Information supplied ▸
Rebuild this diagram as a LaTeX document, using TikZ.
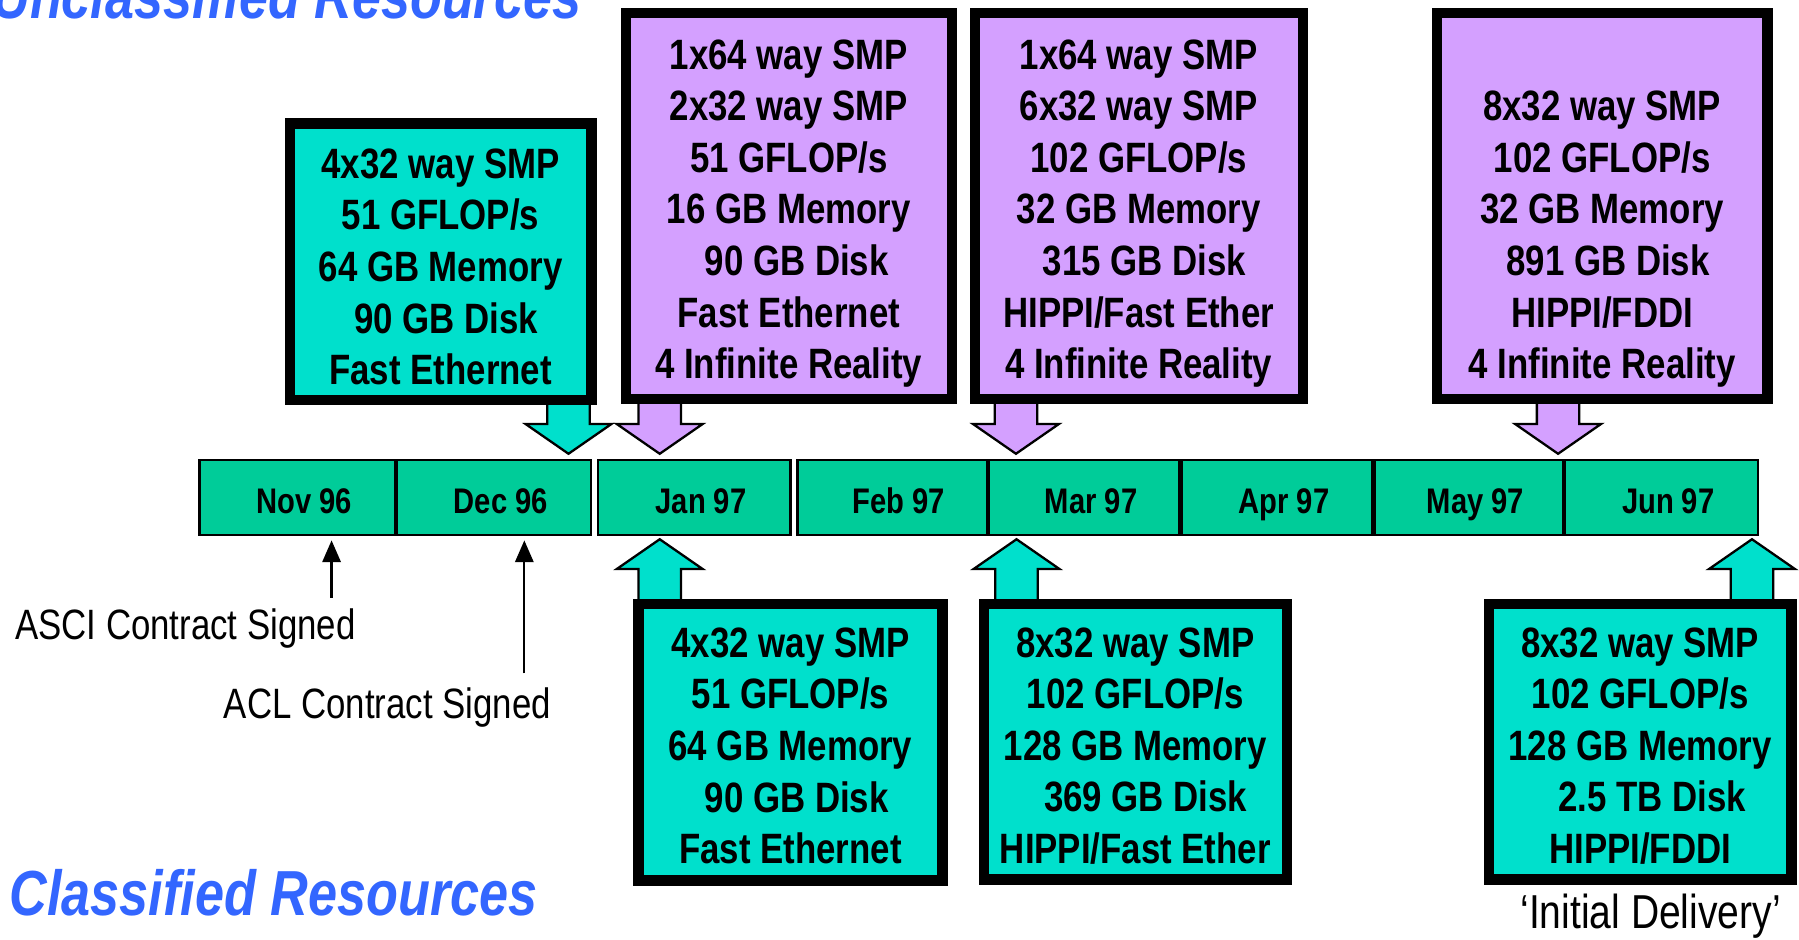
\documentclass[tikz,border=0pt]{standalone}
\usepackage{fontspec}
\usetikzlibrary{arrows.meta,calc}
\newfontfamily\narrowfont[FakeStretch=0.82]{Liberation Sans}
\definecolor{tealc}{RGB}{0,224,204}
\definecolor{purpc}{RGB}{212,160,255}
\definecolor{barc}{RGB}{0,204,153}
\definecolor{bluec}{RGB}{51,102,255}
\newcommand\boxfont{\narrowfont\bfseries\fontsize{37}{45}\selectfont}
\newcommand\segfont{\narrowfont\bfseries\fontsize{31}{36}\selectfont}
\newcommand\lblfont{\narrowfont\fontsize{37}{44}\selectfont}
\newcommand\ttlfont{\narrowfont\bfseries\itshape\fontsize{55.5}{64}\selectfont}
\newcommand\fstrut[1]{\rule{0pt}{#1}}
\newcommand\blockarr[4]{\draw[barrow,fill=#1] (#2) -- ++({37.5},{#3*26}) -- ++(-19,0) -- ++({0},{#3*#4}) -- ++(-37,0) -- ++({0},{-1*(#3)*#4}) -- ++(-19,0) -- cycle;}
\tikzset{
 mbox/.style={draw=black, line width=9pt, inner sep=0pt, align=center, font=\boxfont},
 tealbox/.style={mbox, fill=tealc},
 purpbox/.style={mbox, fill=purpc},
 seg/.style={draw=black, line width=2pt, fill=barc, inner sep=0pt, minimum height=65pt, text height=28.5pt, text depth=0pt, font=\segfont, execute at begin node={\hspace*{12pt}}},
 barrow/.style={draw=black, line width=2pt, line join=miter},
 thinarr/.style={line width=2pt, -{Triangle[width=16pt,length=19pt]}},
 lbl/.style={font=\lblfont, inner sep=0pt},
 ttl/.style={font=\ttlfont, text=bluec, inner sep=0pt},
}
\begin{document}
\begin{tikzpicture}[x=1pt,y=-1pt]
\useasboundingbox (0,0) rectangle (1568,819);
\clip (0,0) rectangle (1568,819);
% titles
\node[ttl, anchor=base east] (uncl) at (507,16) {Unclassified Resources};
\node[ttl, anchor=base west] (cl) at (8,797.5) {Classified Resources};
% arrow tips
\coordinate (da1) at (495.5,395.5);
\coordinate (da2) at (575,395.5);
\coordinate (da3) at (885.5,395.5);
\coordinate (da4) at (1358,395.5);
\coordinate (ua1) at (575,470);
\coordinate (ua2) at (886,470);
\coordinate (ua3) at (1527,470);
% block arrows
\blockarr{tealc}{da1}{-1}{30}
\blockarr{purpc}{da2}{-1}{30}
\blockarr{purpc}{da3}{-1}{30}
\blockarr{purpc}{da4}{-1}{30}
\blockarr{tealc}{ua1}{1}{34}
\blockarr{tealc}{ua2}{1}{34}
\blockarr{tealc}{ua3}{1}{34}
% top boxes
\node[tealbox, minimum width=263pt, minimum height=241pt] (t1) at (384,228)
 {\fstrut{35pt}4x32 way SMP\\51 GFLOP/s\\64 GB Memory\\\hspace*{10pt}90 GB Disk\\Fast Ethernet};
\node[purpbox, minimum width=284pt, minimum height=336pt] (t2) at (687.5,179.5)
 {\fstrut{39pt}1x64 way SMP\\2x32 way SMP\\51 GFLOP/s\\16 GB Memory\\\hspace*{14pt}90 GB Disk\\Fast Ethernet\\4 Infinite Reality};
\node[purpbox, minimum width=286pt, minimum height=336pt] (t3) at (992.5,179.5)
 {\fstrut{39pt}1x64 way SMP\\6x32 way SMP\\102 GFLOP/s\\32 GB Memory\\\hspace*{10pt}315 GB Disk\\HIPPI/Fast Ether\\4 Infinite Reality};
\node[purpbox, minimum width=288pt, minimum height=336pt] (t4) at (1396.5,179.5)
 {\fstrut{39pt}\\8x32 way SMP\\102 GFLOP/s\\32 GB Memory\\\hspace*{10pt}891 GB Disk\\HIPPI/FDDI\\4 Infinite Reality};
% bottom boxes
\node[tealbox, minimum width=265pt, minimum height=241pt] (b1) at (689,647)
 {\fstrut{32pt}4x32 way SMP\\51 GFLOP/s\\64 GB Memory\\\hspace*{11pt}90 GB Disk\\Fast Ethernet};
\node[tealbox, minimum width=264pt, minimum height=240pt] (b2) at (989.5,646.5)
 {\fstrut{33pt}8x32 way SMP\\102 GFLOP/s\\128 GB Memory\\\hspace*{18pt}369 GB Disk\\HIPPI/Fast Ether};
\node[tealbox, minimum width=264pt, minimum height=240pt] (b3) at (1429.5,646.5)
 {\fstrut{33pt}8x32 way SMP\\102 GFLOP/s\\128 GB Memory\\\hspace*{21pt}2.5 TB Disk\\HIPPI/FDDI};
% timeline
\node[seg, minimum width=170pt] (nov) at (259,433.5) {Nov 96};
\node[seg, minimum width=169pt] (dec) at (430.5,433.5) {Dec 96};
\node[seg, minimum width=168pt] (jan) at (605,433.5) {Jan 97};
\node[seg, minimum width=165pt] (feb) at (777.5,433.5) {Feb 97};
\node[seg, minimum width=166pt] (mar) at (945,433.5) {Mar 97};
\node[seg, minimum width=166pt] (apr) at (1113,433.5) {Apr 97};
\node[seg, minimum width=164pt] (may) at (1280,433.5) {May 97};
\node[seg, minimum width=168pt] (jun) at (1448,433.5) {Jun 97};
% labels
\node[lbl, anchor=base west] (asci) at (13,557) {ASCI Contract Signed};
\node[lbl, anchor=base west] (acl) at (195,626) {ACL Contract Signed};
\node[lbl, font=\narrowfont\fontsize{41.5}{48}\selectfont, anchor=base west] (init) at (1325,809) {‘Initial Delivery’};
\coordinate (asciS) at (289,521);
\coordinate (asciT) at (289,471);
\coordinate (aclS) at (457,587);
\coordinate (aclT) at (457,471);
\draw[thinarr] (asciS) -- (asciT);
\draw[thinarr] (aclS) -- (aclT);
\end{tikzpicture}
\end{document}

Job ▸ Please transcribe the material above exactly as written. Leave the pictures out.

Correct response ▸
Rebuild this diagram as a LaTeX document, using TikZ.
\documentclass[tikz,border=0pt]{standalone}
\usepackage{fontspec}
\usetikzlibrary{arrows.meta,calc}
\newfontfamily\narrowfont[FakeStretch=0.82]{Liberation Sans}
\definecolor{tealc}{RGB}{0,224,204}
\definecolor{purpc}{RGB}{212,160,255}
\definecolor{barc}{RGB}{0,204,153}
\definecolor{bluec}{RGB}{51,102,255}
\newcommand\boxfont{\narrowfont\bfseries\fontsize{37}{45}\selectfont}
\newcommand\segfont{\narrowfont\bfseries\fontsize{31}{36}\selectfont}
\newcommand\lblfont{\narrowfont\fontsize{37}{44}\selectfont}
\newcommand\ttlfont{\narrowfont\bfseries\itshape\fontsize{55.5}{64}\selectfont}
\newcommand\fstrut[1]{\rule{0pt}{#1}}
\newcommand\blockarr[4]{\draw[barrow,fill=#1] (#2) -- ++({37.5},{#3*26}) -- ++(-19,0) -- ++({0},{#3*#4}) -- ++(-37,0) -- ++({0},{-1*(#3)*#4}) -- ++(-19,0) -- cycle;}
\tikzset{
 mbox/.style={draw=black, line width=9pt, inner sep=0pt, align=center, font=\boxfont},
 tealbox/.style={mbox, fill=tealc},
 purpbox/.style={mbox, fill=purpc},
 seg/.style={draw=black, line width=2pt, fill=barc, inner sep=0pt, minimum height=65pt, text height=28.5pt, text depth=0pt, font=\segfont, execute at begin node={\hspace*{12pt}}},
 barrow/.style={draw=black, line width=2pt, line join=miter},
 thinarr/.style={line width=2pt, -{Triangle[width=16pt,length=19pt]}},
 lbl/.style={font=\lblfont, inner sep=0pt},
 ttl/.style={font=\ttlfont, text=bluec, inner sep=0pt},
}
\begin{document}
\begin{tikzpicture}[x=1pt,y=-1pt]
\useasboundingbox (0,0) rectangle (1568,819);
\clip (0,0) rectangle (1568,819);
% titles
\node[ttl, anchor=base east] (uncl) at (507,16) {Unclassified Resources};
\node[ttl, anchor=base west] (cl) at (8,797.5) {Classified Resources};
% arrow tips
\coordinate (da1) at (495.5,395.5);
\coordinate (da2) at (575,395.5);
\coordinate (da3) at (885.5,395.5);
\coordinate (da4) at (1358,395.5);
\coordinate (ua1) at (575,470);
\coordinate (ua2) at (886,470);
\coordinate (ua3) at (1527,470);
% block arrows
\blockarr{tealc}{da1}{-1}{30}
\blockarr{purpc}{da2}{-1}{30}
\blockarr{purpc}{da3}{-1}{30}
\blockarr{purpc}{da4}{-1}{30}
\blockarr{tealc}{ua1}{1}{34}
\blockarr{tealc}{ua2}{1}{34}
\blockarr{tealc}{ua3}{1}{34}
% top boxes
\node[tealbox, minimum width=263pt, minimum height=241pt] (t1) at (384,228)
 {\fstrut{35pt}4x32 way SMP\\51 GFLOP/s\\64 GB Memory\\\hspace*{10pt}90 GB Disk\\Fast Ethernet};
\node[purpbox, minimum width=284pt, minimum height=336pt] (t2) at (687.5,179.5)
 {\fstrut{39pt}1x64 way SMP\\2x32 way SMP\\51 GFLOP/s\\16 GB Memory\\\hspace*{14pt}90 GB Disk\\Fast Ethernet\\4 Infinite Reality};
\node[purpbox, minimum width=286pt, minimum height=336pt] (t3) at (992.5,179.5)
 {\fstrut{39pt}1x64 way SMP\\6x32 way SMP\\102 GFLOP/s\\32 GB Memory\\\hspace*{10pt}315 GB Disk\\HIPPI/Fast Ether\\4 Infinite Reality};
\node[purpbox, minimum width=288pt, minimum height=336pt] (t4) at (1396.5,179.5)
 {\fstrut{39pt}\\8x32 way SMP\\102 GFLOP/s\\32 GB Memory\\\hspace*{10pt}891 GB Disk\\HIPPI/FDDI\\4 Infinite Reality};
% bottom boxes
\node[tealbox, minimum width=265pt, minimum height=241pt] (b1) at (689,647)
 {\fstrut{32pt}4x32 way SMP\\51 GFLOP/s\\64 GB Memory\\\hspace*{11pt}90 GB Disk\\Fast Ethernet};
\node[tealbox, minimum width=264pt, minimum height=240pt] (b2) at (989.5,646.5)
 {\fstrut{33pt}8x32 way SMP\\102 GFLOP/s\\128 GB Memory\\\hspace*{18pt}369 GB Disk\\HIPPI/Fast Ether};
\node[tealbox, minimum width=264pt, minimum height=240pt] (b3) at (1429.5,646.5)
 {\fstrut{33pt}8x32 way SMP\\102 GFLOP/s\\128 GB Memory\\\hspace*{21pt}2.5 TB Disk\\HIPPI/FDDI};
% timeline
\node[seg, minimum width=170pt] (nov) at (259,433.5) {Nov 96};
\node[seg, minimum width=169pt] (dec) at (430.5,433.5) {Dec 96};
\node[seg, minimum width=168pt] (jan) at (605,433.5) {Jan 97};
\node[seg, minimum width=165pt] (feb) at (777.5,433.5) {Feb 97};
\node[seg, minimum width=166pt] (mar) at (945,433.5) {Mar 97};
\node[seg, minimum width=166pt] (apr) at (1113,433.5) {Apr 97};
\node[seg, minimum width=164pt] (may) at (1280,433.5) {May 97};
\node[seg, minimum width=168pt] (jun) at (1448,433.5) {Jun 97};
% labels
\node[lbl, anchor=base west] (asci) at (13,557) {ASCI Contract Signed};
\node[lbl, anchor=base west] (acl) at (195,626) {ACL Contract Signed};
\node[lbl, font=\narrowfont\fontsize{41.5}{48}\selectfont, anchor=base west] (init) at (1325,809) {‘Initial Delivery’};
\coordinate (asciS) at (289,521);
\coordinate (asciT) at (289,471);
\coordinate (aclS) at (457,587);
\coordinate (aclT) at (457,471);
\draw[thinarr] (asciS) -- (asciT);
\draw[thinarr] (aclS) -- (aclT);
\end{tikzpicture}
\end{document}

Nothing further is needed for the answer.